Personal digital assistants have taken the world by storm. We have Siri and Google Assistant on our phones, and many of us have Amazon Echo and Google Home, as well. Voice user interfaces, which have been available to consumers since the 1990s, have finally gone mainstream as a way to play music, set timers, and control smart homes.

But voice hasn’t really taken off for ecommerce, despite Amazon’s leadership in the smart speaker market. When asked about this a few months ago, Amazon CEO Jeff Bezos said “Voice interface is only going to take you so far on shopping. It’s good for reordering consumables, where you don’t have to make a lot of choices, but most online shopping is going to be facilitated by having a display.”

Amazon has since released the Echo Show, which does have a display. But even on the Echo Show, the shopping experience is marginal compared to shopping on laptops and phones. The main shopping use case on Echo Show is still reordering, rather than finding something new and buying it.

Nevertheless, given our strong preference for voice as a natural interface, it seems inevitable that we’ll use voice interfaces for shopping. But what will it take to get us there?

Bezos is right that most online shopping is facilitated by a display. But requiring a display defeats many of the advantages of a voice interface — most significantly, not needing to be close enough to a screen to see or touch it.
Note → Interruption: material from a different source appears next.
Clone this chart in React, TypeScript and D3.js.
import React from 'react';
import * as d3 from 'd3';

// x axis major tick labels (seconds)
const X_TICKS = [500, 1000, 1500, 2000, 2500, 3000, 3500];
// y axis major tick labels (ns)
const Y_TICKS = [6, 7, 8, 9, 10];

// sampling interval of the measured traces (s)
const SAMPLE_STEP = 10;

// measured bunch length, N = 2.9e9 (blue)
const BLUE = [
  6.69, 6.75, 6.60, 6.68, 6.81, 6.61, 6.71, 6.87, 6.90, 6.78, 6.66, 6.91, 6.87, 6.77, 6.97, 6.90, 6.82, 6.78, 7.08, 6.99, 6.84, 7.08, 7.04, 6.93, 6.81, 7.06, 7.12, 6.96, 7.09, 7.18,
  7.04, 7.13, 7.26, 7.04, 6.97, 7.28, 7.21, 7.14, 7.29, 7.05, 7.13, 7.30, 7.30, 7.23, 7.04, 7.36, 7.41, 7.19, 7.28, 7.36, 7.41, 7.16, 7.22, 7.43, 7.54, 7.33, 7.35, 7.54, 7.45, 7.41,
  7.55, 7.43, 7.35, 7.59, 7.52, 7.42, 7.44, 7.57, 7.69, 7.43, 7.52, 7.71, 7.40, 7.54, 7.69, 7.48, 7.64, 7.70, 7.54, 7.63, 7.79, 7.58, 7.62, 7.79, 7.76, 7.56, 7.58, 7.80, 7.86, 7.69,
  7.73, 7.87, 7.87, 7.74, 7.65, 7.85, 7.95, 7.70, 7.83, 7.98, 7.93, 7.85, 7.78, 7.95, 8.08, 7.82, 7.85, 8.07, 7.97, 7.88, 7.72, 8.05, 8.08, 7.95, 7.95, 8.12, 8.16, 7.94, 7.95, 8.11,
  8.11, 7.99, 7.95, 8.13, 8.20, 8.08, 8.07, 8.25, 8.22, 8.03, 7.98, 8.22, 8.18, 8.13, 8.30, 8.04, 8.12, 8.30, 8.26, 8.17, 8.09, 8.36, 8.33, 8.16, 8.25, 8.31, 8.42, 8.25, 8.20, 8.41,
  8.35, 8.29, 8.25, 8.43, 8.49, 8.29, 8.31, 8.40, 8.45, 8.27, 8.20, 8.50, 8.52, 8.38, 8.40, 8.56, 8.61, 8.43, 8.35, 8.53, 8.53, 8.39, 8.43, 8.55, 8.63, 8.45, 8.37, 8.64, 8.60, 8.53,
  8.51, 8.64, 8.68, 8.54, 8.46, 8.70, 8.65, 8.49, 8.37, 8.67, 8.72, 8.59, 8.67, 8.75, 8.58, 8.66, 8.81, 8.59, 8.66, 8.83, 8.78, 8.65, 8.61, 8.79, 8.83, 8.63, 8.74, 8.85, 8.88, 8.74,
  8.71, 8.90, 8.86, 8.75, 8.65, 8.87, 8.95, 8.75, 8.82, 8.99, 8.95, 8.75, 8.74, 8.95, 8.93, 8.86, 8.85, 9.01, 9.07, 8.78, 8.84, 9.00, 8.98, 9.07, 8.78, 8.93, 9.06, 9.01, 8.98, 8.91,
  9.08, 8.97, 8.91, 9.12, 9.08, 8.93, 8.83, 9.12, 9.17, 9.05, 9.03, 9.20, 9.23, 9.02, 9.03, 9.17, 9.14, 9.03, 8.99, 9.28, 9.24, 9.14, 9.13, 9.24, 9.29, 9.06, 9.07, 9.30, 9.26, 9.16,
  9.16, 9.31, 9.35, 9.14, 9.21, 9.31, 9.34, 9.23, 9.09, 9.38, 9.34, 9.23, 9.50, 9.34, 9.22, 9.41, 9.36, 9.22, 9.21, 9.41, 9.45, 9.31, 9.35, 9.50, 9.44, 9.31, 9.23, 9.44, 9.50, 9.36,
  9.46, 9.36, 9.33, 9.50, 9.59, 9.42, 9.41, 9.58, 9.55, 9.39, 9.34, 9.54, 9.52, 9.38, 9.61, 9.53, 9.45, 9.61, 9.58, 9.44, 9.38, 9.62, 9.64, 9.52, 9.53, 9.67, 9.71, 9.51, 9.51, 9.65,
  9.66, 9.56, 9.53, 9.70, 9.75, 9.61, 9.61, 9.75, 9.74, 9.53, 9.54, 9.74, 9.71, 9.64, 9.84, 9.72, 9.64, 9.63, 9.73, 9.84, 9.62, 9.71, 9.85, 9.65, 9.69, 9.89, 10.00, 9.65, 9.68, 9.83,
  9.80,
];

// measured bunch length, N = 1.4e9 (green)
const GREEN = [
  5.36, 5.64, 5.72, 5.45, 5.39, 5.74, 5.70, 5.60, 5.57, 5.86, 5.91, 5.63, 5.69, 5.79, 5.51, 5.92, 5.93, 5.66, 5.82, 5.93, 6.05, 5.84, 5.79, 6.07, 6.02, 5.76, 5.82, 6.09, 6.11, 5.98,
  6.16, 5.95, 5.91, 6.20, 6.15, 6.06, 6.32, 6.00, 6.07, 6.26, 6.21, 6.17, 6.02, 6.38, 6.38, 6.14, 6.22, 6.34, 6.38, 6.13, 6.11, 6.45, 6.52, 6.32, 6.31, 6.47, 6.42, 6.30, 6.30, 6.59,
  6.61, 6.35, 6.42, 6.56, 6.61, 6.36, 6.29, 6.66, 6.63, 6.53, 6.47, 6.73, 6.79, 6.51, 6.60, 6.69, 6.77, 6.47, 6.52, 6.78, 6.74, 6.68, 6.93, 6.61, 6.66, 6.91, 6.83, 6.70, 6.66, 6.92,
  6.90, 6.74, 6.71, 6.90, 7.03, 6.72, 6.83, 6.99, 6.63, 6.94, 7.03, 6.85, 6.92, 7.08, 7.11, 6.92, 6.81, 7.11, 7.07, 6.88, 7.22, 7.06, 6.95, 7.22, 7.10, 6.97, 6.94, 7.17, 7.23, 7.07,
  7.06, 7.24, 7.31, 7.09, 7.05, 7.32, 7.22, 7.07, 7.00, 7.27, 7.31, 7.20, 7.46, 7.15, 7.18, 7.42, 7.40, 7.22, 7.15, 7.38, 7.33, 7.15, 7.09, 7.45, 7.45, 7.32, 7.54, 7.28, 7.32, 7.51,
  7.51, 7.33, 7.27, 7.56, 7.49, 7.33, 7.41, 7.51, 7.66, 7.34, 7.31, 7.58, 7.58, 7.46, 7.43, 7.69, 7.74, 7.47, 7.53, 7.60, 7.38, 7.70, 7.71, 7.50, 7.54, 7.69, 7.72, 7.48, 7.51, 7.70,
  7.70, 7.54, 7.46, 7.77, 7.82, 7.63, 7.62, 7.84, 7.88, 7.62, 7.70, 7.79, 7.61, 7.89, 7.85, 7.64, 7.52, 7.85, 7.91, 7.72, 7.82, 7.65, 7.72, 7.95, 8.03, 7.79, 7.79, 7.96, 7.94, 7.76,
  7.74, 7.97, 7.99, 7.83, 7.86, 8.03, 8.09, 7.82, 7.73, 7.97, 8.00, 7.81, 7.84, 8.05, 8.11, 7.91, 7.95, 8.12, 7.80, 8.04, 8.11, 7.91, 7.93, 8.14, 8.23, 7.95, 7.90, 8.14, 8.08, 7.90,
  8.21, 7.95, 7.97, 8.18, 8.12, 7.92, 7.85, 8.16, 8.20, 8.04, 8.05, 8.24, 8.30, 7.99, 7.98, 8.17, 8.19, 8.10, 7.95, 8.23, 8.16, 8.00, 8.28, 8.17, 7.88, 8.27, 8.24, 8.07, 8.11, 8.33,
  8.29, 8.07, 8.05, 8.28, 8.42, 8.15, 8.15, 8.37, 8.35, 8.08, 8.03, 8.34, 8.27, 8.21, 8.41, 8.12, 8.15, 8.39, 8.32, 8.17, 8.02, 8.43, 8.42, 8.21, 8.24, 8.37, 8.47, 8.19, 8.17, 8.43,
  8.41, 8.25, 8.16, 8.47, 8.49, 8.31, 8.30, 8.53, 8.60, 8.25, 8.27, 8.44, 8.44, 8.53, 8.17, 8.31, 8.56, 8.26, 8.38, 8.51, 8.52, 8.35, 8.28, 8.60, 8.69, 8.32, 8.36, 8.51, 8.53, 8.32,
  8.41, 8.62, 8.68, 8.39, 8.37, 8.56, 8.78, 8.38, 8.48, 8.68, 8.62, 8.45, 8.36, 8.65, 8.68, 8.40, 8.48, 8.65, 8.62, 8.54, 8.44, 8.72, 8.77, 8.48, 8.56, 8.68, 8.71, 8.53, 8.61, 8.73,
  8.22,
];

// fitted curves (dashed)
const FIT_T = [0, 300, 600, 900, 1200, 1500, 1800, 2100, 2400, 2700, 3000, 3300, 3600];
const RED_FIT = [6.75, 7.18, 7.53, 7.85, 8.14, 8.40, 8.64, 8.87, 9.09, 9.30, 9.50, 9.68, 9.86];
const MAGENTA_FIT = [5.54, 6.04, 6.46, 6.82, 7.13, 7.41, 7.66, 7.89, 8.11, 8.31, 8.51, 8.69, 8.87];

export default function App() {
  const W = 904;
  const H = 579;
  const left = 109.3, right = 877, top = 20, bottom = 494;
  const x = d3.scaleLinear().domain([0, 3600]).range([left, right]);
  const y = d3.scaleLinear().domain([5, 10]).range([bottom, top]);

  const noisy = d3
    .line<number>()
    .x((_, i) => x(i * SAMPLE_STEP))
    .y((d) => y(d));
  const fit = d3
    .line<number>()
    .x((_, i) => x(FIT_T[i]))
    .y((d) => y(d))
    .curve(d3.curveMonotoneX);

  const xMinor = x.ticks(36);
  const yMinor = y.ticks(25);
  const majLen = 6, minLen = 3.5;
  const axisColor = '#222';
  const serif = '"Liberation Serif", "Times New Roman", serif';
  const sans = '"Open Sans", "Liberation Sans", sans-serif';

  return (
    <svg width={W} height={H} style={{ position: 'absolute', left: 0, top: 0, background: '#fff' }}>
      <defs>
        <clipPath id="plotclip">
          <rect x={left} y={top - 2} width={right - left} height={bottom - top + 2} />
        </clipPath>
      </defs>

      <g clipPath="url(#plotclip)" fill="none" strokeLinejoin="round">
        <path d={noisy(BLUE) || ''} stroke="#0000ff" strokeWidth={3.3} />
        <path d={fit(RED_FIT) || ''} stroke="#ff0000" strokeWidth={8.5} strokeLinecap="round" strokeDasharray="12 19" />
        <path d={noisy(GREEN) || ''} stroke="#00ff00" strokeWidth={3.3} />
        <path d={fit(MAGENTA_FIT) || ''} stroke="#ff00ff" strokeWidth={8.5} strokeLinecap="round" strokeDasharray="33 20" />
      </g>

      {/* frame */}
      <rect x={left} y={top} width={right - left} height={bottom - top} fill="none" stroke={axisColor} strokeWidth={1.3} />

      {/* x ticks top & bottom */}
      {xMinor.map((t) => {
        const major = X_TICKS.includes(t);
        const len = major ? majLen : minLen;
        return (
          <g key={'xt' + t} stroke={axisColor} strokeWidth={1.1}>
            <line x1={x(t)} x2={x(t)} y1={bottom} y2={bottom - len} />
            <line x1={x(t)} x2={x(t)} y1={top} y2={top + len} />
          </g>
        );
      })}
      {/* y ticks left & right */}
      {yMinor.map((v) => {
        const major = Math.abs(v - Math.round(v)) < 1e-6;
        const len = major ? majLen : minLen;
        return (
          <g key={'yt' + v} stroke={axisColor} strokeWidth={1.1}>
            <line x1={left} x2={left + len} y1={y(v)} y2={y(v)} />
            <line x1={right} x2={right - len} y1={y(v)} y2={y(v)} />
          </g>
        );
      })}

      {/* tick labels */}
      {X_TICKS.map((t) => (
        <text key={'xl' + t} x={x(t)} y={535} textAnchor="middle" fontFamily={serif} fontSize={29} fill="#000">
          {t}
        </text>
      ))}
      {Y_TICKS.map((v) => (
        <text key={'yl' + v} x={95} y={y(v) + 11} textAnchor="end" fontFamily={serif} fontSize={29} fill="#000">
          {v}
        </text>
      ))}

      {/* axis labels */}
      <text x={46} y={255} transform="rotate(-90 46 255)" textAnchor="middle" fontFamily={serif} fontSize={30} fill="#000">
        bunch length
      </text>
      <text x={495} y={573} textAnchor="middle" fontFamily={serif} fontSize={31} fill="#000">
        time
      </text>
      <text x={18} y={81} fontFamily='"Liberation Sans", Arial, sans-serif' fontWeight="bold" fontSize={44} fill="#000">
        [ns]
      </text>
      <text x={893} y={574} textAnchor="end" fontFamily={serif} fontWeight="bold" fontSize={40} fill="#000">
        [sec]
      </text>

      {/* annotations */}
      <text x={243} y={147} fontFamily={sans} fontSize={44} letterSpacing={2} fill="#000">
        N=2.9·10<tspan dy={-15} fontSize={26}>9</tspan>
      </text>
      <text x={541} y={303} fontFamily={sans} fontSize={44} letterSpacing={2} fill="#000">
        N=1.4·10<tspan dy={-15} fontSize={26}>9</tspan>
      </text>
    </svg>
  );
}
What will it take to get people to move beyond reordering and shop for everything using voice?

What voice does best.

Voice interfaces work well for products that people describe by brand name, e.g, an iPhone 8. There may still be a few product variations to choose from (e.g., color), but it’s not hard for a voice interface to address these through a simple dialog. Shoppers who use voice interfaces to play music, for example, are already familiar with this kind of interaction.
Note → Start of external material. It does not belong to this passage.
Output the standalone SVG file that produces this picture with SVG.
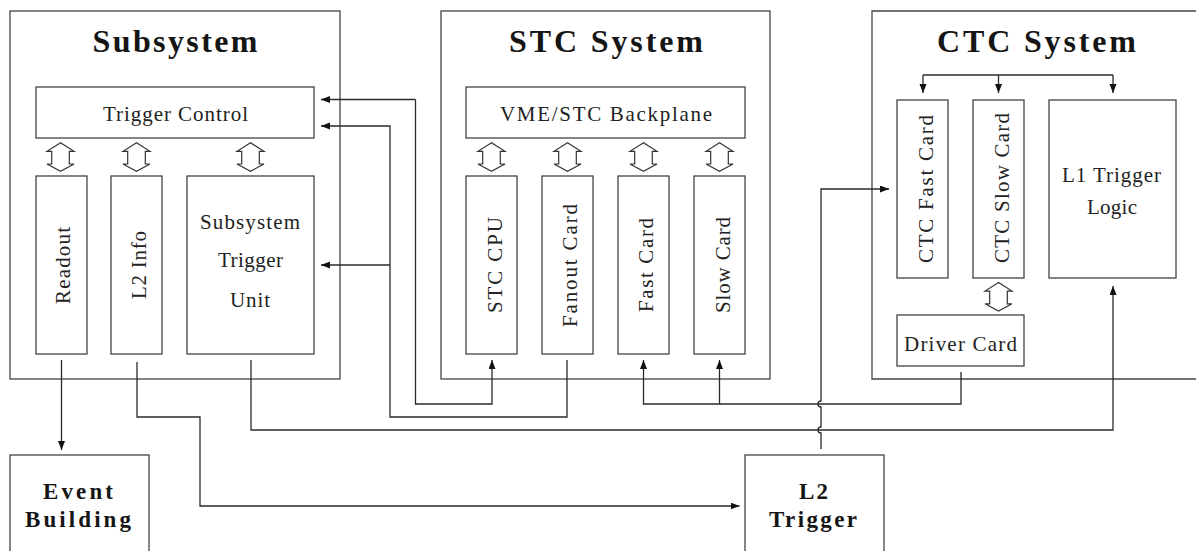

Beyond brand name merchandise, voice search can work for products shoppers aren’t very particular about, like milk. In fact, some retailers, like Trader Joe’s, have already limited their catalogs so many shopping decisions are already made.
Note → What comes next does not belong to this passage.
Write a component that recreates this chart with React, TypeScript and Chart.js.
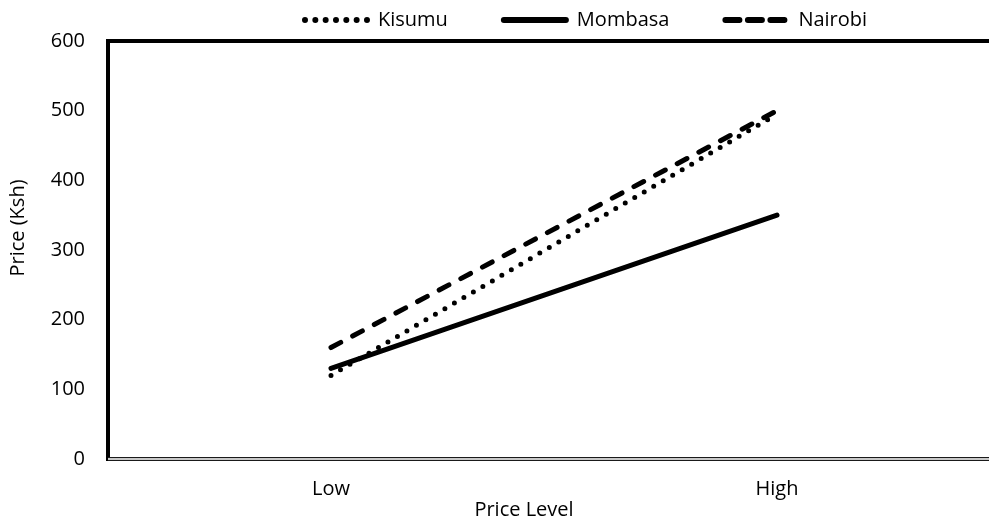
import React, { useEffect, useRef } from "react";
import { Chart, registerables } from "chart.js";

Chart.register(...registerables);

// Price levels and city price series (Ksh)
const categories = ["Low", "High"];
const kisumu = [120, 495];
const mombasa = [130, 350];
const nairobi = [160, 500];
const yTickValues = [0, 100, 200, 300, 400, 500, 600];
const xTitle = "Price Level";
const yTitle = "Price (Ksh)";

const FONT = "'Open Sans', 'Noto Sans', sans-serif";

type LegendEntry = { label: string; dash: number[]; width: number };
const legendEntries: LegendEntry[] = [
  { label: "Kisumu", dash: [0, 10.33], width: 6 },
  { label: "Mombasa", dash: [], width: 6 },
  { label: "Nairobi", dash: [14, 8.5], width: 6 },
];

// Frame, axis titles and legend drawn on top of the chart
const decorPlugin = {
  id: "decor",
  afterDraw(chart: any) {
    const { ctx, chartArea: a } = chart;
    const w = a.right - a.left;
    ctx.save();

    // heavy top and left borders
    ctx.fillStyle = "#000";
    ctx.fillRect(a.left - 2, a.top - 2, w + 2, 4);
    ctx.fillRect(a.left - 2, a.top - 2, 4, a.bottom - a.top + 4);

    // double rule along the category axis
    ctx.fillStyle = "#1a1a1a";
    ctx.fillRect(a.left, a.bottom - 2, w, 1);
    ctx.fillRect(a.left, a.bottom + 1, w, 1);
    ctx.fillStyle = "#c8c8c8";
    ctx.fillRect(a.left, a.bottom - 1, w, 2);

    // axis titles
    ctx.fillStyle = "#000";
    ctx.font = `20px ${FONT}`;
    ctx.textAlign = "center";
    ctx.textBaseline = "middle";
    ctx.fillText(xTitle, 524, 510);
    ctx.save();
    ctx.translate(18, 228);
    ctx.rotate(-Math.PI / 2);
    ctx.fillText(yTitle, 0, 0);
    ctx.restore();

    // legend
    const sampleW = 68;
    const textGap = 8;
    const itemGap = 53;
    const y = 20;
    let x = 302;
    ctx.textAlign = "left";
    for (const e of legendEntries) {
      ctx.beginPath();
      ctx.setLineDash(e.dash);
      ctx.lineCap = "round";
      ctx.lineWidth = e.width;
      ctx.strokeStyle = "#000";
      ctx.moveTo(x + 3, y);
      ctx.lineTo(x + sampleW - 3, y);
      ctx.stroke();
      ctx.setLineDash([]);
      const tx = x + sampleW + textGap;
      ctx.fillText(e.label, tx, y);
      x = tx + ctx.measureText(e.label).width + itemGap;
    }
    ctx.restore();
  },
};

export default function App() {
  const canvasRef = useRef<HTMLCanvasElement | null>(null);

  useEffect(() => {
    if (!canvasRef.current) return;
    Chart.defaults.font.family = FONT;
    const chart = new Chart(canvasRef.current, {
      type: "line",
      data: {
        labels: categories,
        datasets: [
          {
            label: "Kisumu",
            data: kisumu,
            borderColor: "#000",
            borderWidth: 5,
            borderDash: [0, 11],
            borderCapStyle: "round",
            pointRadius: 0,
            tension: 0,
          },
          {
            label: "Mombasa",
            data: mombasa,
            borderColor: "#000",
            borderWidth: 5,
            borderCapStyle: "round",
            pointRadius: 0,
            tension: 0,
          },
          {
            label: "Nairobi",
            data: nairobi,
            borderColor: "#000",
            borderWidth: 5,
            borderDash: [11, 13.5],
            borderCapStyle: "round",
            pointRadius: 0,
            tension: 0,
          },
        ],
      },
      options: {
        responsive: false,
        animation: false,
        layout: { padding: { top: 41, right: 0, bottom: 0, left: 0 } },
        plugins: {
          legend: { display: false },
          tooltip: { enabled: false },
        },
        scales: {
          x: {
            type: "category",
            offset: true,
            grid: { display: false, drawTicks: false },
            border: { display: false },
            ticks: { color: "#000", font: { size: 20 }, padding: 18 },
            afterFit: (s: any) => {
              s.height = 62;
            },
          },
          y: {
            min: 0,
            max: 600,
            grid: { display: false, drawTicks: false },
            border: { display: false },
            afterBuildTicks: (s: any) => {
              s.ticks = yTickValues.map((v) => ({ value: v }));
            },
            ticks: { color: "#000", font: { size: 20 }, padding: 23 },
            afterFit: (s: any) => {
              s.width = 108;
            },
          },
        },
      },
      plugins: [decorPlugin],
    });
    return () => chart.destroy();
  }, []);

  return (
    <div
      style={{
        position: "fixed",
        left: 0,
        top: 0,
        width: 989,
        height: 521,
        overflow: "hidden",
        background: "#fff",
      }}
    >
      <canvas
        ref={canvasRef}
        width={1000}
        height={521}
        style={{ display: "block", width: 1000, height: 521 }}
      />
    </div>
  );
}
Thus, retailers can apply sensible defaults to category queries, such as assuming the searcher wants the best-selling product in a category. Retailers can also use personalization to limit choices, especially in domains like apparel, using information like the shopper’s gender and size.

Voice recognition is only the first step.

Voice recognition isn’t perfect, though it has gotten quite good. But while voice may change how we shop, it doesn’t change the goal of shopping or the essential challenge faced by retailers: recognizing the shopper’s intent and connecting them to products that satisfy that intent. Pairing voice recognition with a bad search engine is simply putting lipstick on a pig.

Search engines still often fail to understand the shopper’s intent, but at least a shopper can scroll down the page to find what they want or refine the search query. When it comes to query understanding, voice is a far less forgiving medium. Shoppers can try repeating or rephrasing their search queries, but they quickly become frustrated and give up.

It’s essential that a voice-based shopping interface understands the shopper’s search query. It’s easy to see where this goes wrong today. For example, a search on the Echo Show for “girls’ shoes without laces” returns no-tie shoelaces as a top result. While the result is related to the search query, it’s not what the shopper asked for. Query understanding is essential in order to make shopping by voice successful.

Navigating choices requires a conversation.

Reproducing an in-store experience for shoppers using a voice interface requires providing a way for them to navigate among choices. Voice interfaces need to support context so that “show me men’s shoes” followed by “show me black ones” refines the original search to men’s black shoes. The same goes for refining by size, style, and other attributes.

A voice interface should offer sensible refinement options when the shopper’s original search query is too broad. That might mean suggesting different categories (e.g., boots, loafers) or prompting the shopper to specify an attribute like price (e.g., “How much were you planning to spend?”) that significantly narrows down the options.

A conversational interface allows shoppers to clarify and refine their intent, much like a conversation with a helpful sales associate.

We’re just entering an age of voice interfaces for mainstream consumer applications. It will take some time to work out the kinks, improve query understanding, and figure out the design of conversational interfaces. But we’ll get there. Someday, our grandchildren will even marvel that anyone ever used a keyboard for shopping. Of course, they’ll only find keyboards in a museum.